### Collected material

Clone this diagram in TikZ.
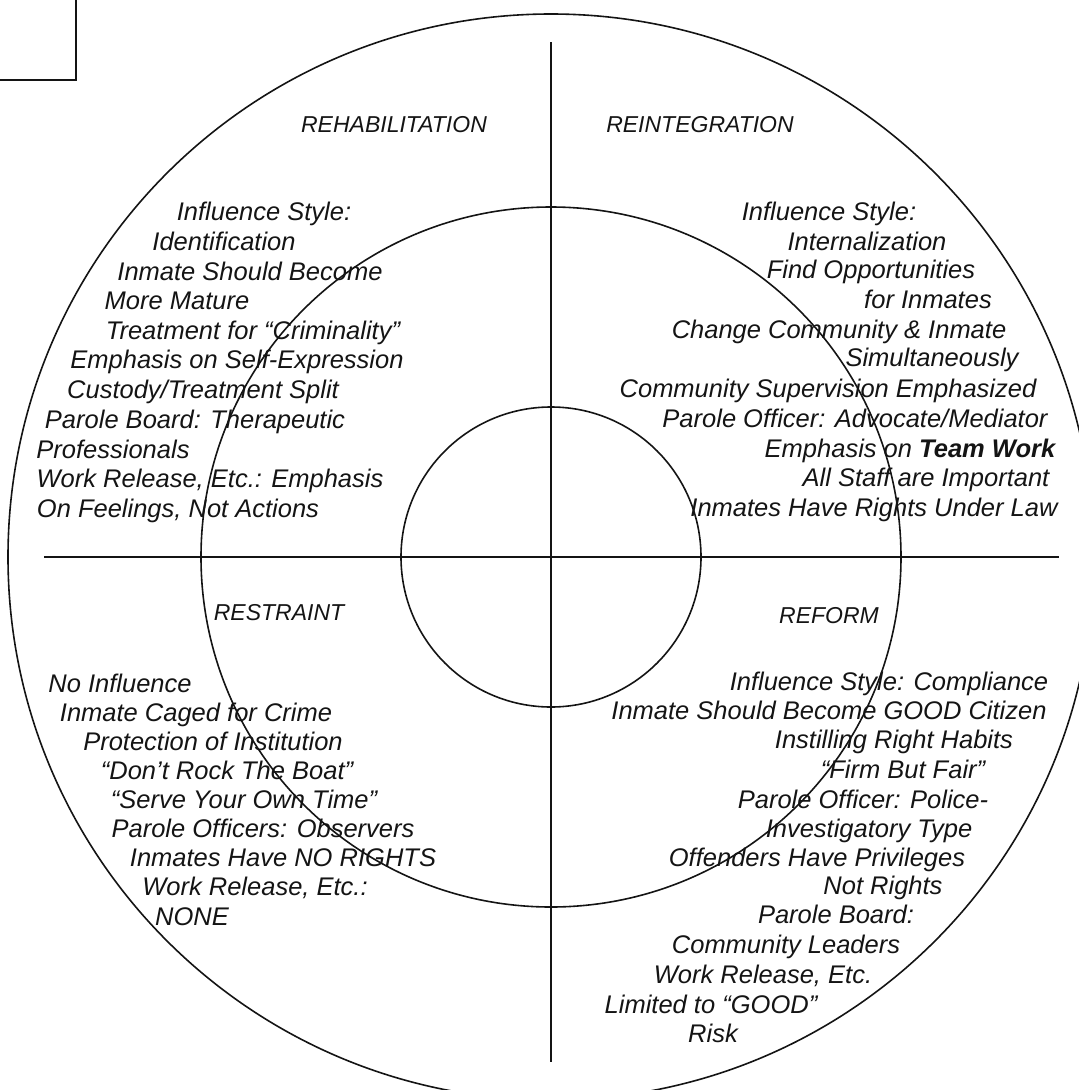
\documentclass[tikz,border=0pt]{standalone}
\usepackage{fontspec}
\setmainfont{Liberation Sans}
\usetikzlibrary{positioning}
\colorlet{inkColor}{black!92}
\tikzstyle{ring}=[line width=1.6pt, draw=inkColor]
\tikzstyle{axis}=[line width=2.3pt, draw=inkColor]
\tikzstyle{cornerMark}=[line width=2.6pt, draw=inkColor]
\tikzstyle{quadHead}=[anchor=base, inner sep=0pt, text=inkColor,
font=\itshape\fontsize{23}{27}\selectfont]
\tikzstyle{quadItem}=[anchor=base, inner sep=0pt, text=inkColor,
font=\itshape\fontsize{25.5}{30}\selectfont]

\begin{document}
\begin{tikzpicture}[x=1pt, y=-1pt]
  \useasboundingbox (0,0) rectangle (1079,1090);
  \coordinate (hub) at (551,557);
  % rings
  \draw [ring] (hub) circle [radius=543pt];
  \draw [ring] (hub) circle [radius=350pt];
  \draw [ring] (hub) circle [radius=150pt];
  % axes
  \coordinate (axisN) at (551,42);
  \coordinate (axisS) at (551,1062);
  \coordinate (axisW) at (44,557);
  \coordinate (axisE) at (1059,557);
  \draw [axis] (axisN) -- (axisS);
  \draw [axis] (axisW) -- (axisE);
  % corner mark
  \coordinate (markA) at (0,80);
  \coordinate (markB) at (76,80);
  \coordinate (markC) at (76,0);
  \draw [cornerMark] (markA) -- (markB) -- (markC);
  % quadrant titles
  \node(rehab) [quadHead] at (394,132) {REHABILITATION};
  \node(reint) [quadHead] at (700,132) {REINTEGRATION};
  \node(restr) [quadHead] at (279,620) {RESTRAINT};
  \node(reform) [quadHead] at (829,623) {REFORM};
  % rehabilitation
  \foreach \cx/\bl/\txt [count=\i] in {264/220/{Influence Style:},
      224/250/{Identification}, 250/280/{Inmate Should Become},
      177/309/{More Mature}, 253/339/{Treatment for “Criminality”},
      237/368/{Emphasis on Self-Expression}, 203/398/{Custody/Treatment Split},
      195/428/{Parole Board: Therapeutic}, 113/458/{Professionals},
      210/487/{Work Release, Etc.: Emphasis}, 178/517/{On Feelings, Not Actions}}
    \node(rehab\i) [quadItem] at (\cx,\bl) {\txt};
  % reintegration
  \foreach \cx/\bl/\txt [count=\i] in {829/220/{Influence Style:},
      867/250/{Internalization}, 871/278/{Find Opportunities},
      928/308/{for Inmates}, 839/338/{Change Community \& Inmate},
      932/366/{Simultaneously}, 828/397/{Community Supervision Emphasized},
      855/427/{Parole Officer: Advocate/Mediator},
      910/457/{Emphasis on {\bfseries Team Work}},
      926/486/{All Staff are Important}, 874/516/{Inmates Have Rights Under Law}}
    \node(reint\i) [quadItem] at (\cx,\bl) {\txt};
  % restraint
  \foreach \cx/\bl/\txt [count=\i] in {120/692/{No Influence},
      196/721/{Inmate Caged for Crime}, 213/750/{Protection of Institution},
      227/779/{“Don’t Rock The Boat”}, 244/808/{“Serve Your Own Time”},
      263/837/{Parole Officers: Observers}, 283/866/{Inmates Have NO RIGHTS},
      255/895/{Work Release, Etc.:}, 192/925/{NONE}}
    \node(restr\i) [quadItem] at (\cx,\bl) {\txt};
  % reform
  \foreach \cx/\bl/\txt [count=\i] in {889/690/{Influence Style: Compliance},
      829/719/{Inmate Should Become GOOD Citizen},
      894/748/{Instilling Right Habits}, 903/778/{“Firm But Fair”},
      863/808/{Parole Officer: Police-}, 869/837/{Investigatory Type},
      817/866/{Offenders Have Privileges}, 883/894/{Not Rights},
      836/923/{Parole Board:}, 786/953/{Community Leaders},
      763/983/{Work Release, Etc.}, 711/1013/{Limited to “GOOD”},
      713/1042/{Risk}}
    \node(reform\i) [quadItem] at (\cx,\bl) {\txt};
\end{tikzpicture}
\end{document}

### Your task
The listing above needs to be output again exactly. Don't include the pictures.

### Complete output
Clone this diagram in TikZ.
\documentclass[tikz,border=0pt]{standalone}
\usepackage{fontspec}
\setmainfont{Liberation Sans}
\usetikzlibrary{positioning}
\colorlet{inkColor}{black!92}
\tikzstyle{ring}=[line width=1.6pt, draw=inkColor]
\tikzstyle{axis}=[line width=2.3pt, draw=inkColor]
\tikzstyle{cornerMark}=[line width=2.6pt, draw=inkColor]
\tikzstyle{quadHead}=[anchor=base, inner sep=0pt, text=inkColor,
font=\itshape\fontsize{23}{27}\selectfont]
\tikzstyle{quadItem}=[anchor=base, inner sep=0pt, text=inkColor,
font=\itshape\fontsize{25.5}{30}\selectfont]

\begin{document}
\begin{tikzpicture}[x=1pt, y=-1pt]
  \useasboundingbox (0,0) rectangle (1079,1090);
  \coordinate (hub) at (551,557);
  % rings
  \draw [ring] (hub) circle [radius=543pt];
  \draw [ring] (hub) circle [radius=350pt];
  \draw [ring] (hub) circle [radius=150pt];
  % axes
  \coordinate (axisN) at (551,42);
  \coordinate (axisS) at (551,1062);
  \coordinate (axisW) at (44,557);
  \coordinate (axisE) at (1059,557);
  \draw [axis] (axisN) -- (axisS);
  \draw [axis] (axisW) -- (axisE);
  % corner mark
  \coordinate (markA) at (0,80);
  \coordinate (markB) at (76,80);
  \coordinate (markC) at (76,0);
  \draw [cornerMark] (markA) -- (markB) -- (markC);
  % quadrant titles
  \node(rehab) [quadHead] at (394,132) {REHABILITATION};
  \node(reint) [quadHead] at (700,132) {REINTEGRATION};
  \node(restr) [quadHead] at (279,620) {RESTRAINT};
  \node(reform) [quadHead] at (829,623) {REFORM};
  % rehabilitation
  \foreach \cx/\bl/\txt [count=\i] in {264/220/{Influence Style:},
      224/250/{Identification}, 250/280/{Inmate Should Become},
      177/309/{More Mature}, 253/339/{Treatment for “Criminality”},
      237/368/{Emphasis on Self-Expression}, 203/398/{Custody/Treatment Split},
      195/428/{Parole Board: Therapeutic}, 113/458/{Professionals},
      210/487/{Work Release, Etc.: Emphasis}, 178/517/{On Feelings, Not Actions}}
    \node(rehab\i) [quadItem] at (\cx,\bl) {\txt};
  % reintegration
  \foreach \cx/\bl/\txt [count=\i] in {829/220/{Influence Style:},
      867/250/{Internalization}, 871/278/{Find Opportunities},
      928/308/{for Inmates}, 839/338/{Change Community \& Inmate},
      932/366/{Simultaneously}, 828/397/{Community Supervision Emphasized},
      855/427/{Parole Officer: Advocate/Mediator},
      910/457/{Emphasis on {\bfseries Team Work}},
      926/486/{All Staff are Important}, 874/516/{Inmates Have Rights Under Law}}
    \node(reint\i) [quadItem] at (\cx,\bl) {\txt};
  % restraint
  \foreach \cx/\bl/\txt [count=\i] in {120/692/{No Influence},
      196/721/{Inmate Caged for Crime}, 213/750/{Protection of Institution},
      227/779/{“Don’t Rock The Boat”}, 244/808/{“Serve Your Own Time”},
      263/837/{Parole Officers: Observers}, 283/866/{Inmates Have NO RIGHTS},
      255/895/{Work Release, Etc.:}, 192/925/{NONE}}
    \node(restr\i) [quadItem] at (\cx,\bl) {\txt};
  % reform
  \foreach \cx/\bl/\txt [count=\i] in {889/690/{Influence Style: Compliance},
      829/719/{Inmate Should Become GOOD Citizen},
      894/748/{Instilling Right Habits}, 903/778/{“Firm But Fair”},
      863/808/{Parole Officer: Police-}, 869/837/{Investigatory Type},
      817/866/{Offenders Have Privileges}, 883/894/{Not Rights},
      836/923/{Parole Board:}, 786/953/{Community Leaders},
      763/983/{Work Release, Etc.}, 711/1013/{Limited to “GOOD”},
      713/1042/{Risk}}
    \node(reform\i) [quadItem] at (\cx,\bl) {\txt};
\end{tikzpicture}
\end{document}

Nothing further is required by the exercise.